Мы были переданы довольно ветхому полицейскому жандармского типа. Он постоянно плевал на пол и предупредил, что нас застрелят, если мы попытаемся бежать. Не имея особого желания разговаривать с этим типом, мы опустили полки в нашем купе, и в то время как поезд покидал Вольксруст, отправились спать.
Претория, 3 декабря 1899 г.
Был, насколько я помню, полдень, когда поезд с пленными подошел к Претории. Мы заехали на какую-то запасную ветку с земляной платформой справа, которая выходила на улицы города. День был хороший, ярко светило солнце. Встречать нас собралась большая толпа народа. Кто-то открыл дверь вагона и [374] сказал, чтобы мы выходили. Мы вышли — весьма оборванная и потрепанная группа офицеров. Деловито щелкнула дюжина камер, навеки запечатляя наш позор. Затем выпустили солдат и велели им построиться. Солдаты охотно выбрались из темных вагонов, в которых их везли, тут же начали болтать и шутить, и этот их юмор показался мне несвоевременным. Мы прождали около двадцати минут. Впервые с того момента, как я попал в плен, я испытал ненависть к своему врагу. Простые мужественные фермеры, храбро сражавшиеся, как их убедили, «за свои фермы», заслуживали уважения, если не симпатии. Но здесь, в Претории, я чувствовал в воздухе запах разложения. Здесь были твари, которые жирели, пожирая добычу. А там, на войне, были герои, которые ее завоевывали.
Когда толпа полностью удовлетворила патриотическое любопытство, нас повели: солдат — в закрытый лагерь на ипподроме, а офицеров — в тюрьму в Государственных образцовых школах.

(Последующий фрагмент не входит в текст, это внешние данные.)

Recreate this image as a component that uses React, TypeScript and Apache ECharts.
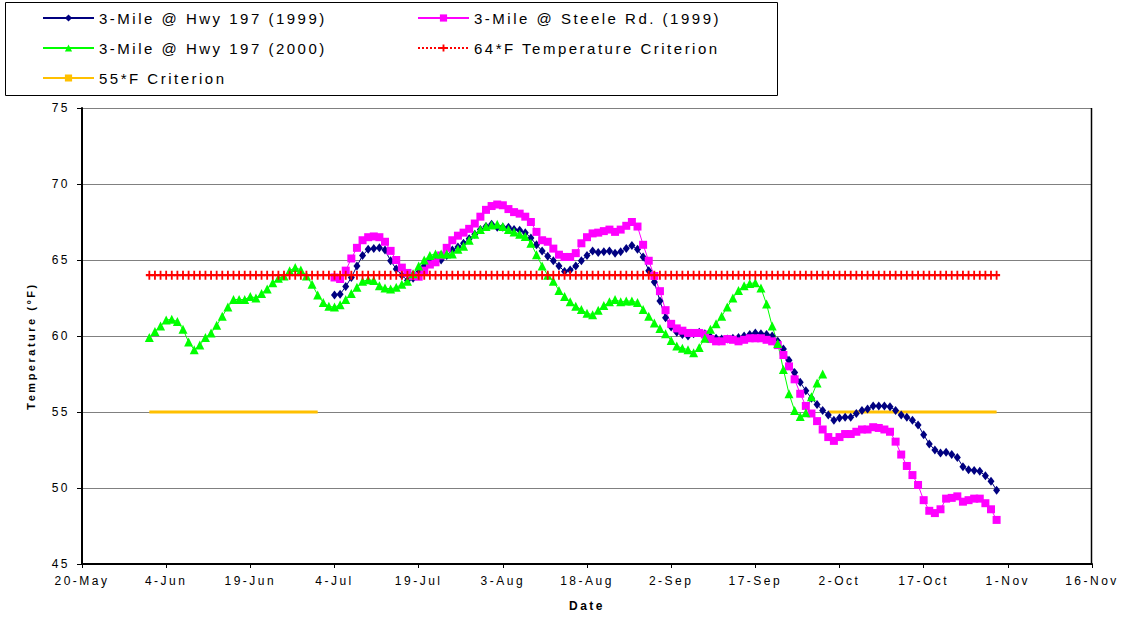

Что до нас, то нам не пришлось далеко идти. В окружении конвоя из трех вооруженных полицейских, приставленных к каждому офицеру, мы быстро дошли до места назначения, длинного низкого здания из красного кирпича с крытой шифером верандой и железной оградой впереди. Веранда была заполнена бородатыми людьми в униформе цвета хаки или в коричневых фланелевых костюмах, которые читали, курили и разговаривали. Они взглянули на нас, когда нас ввели. Открылись железные ворота, и, миновав их, мы присоединились к шестидесяти британским офицерам, «захваченным противником», после чего ворота опять закрылись.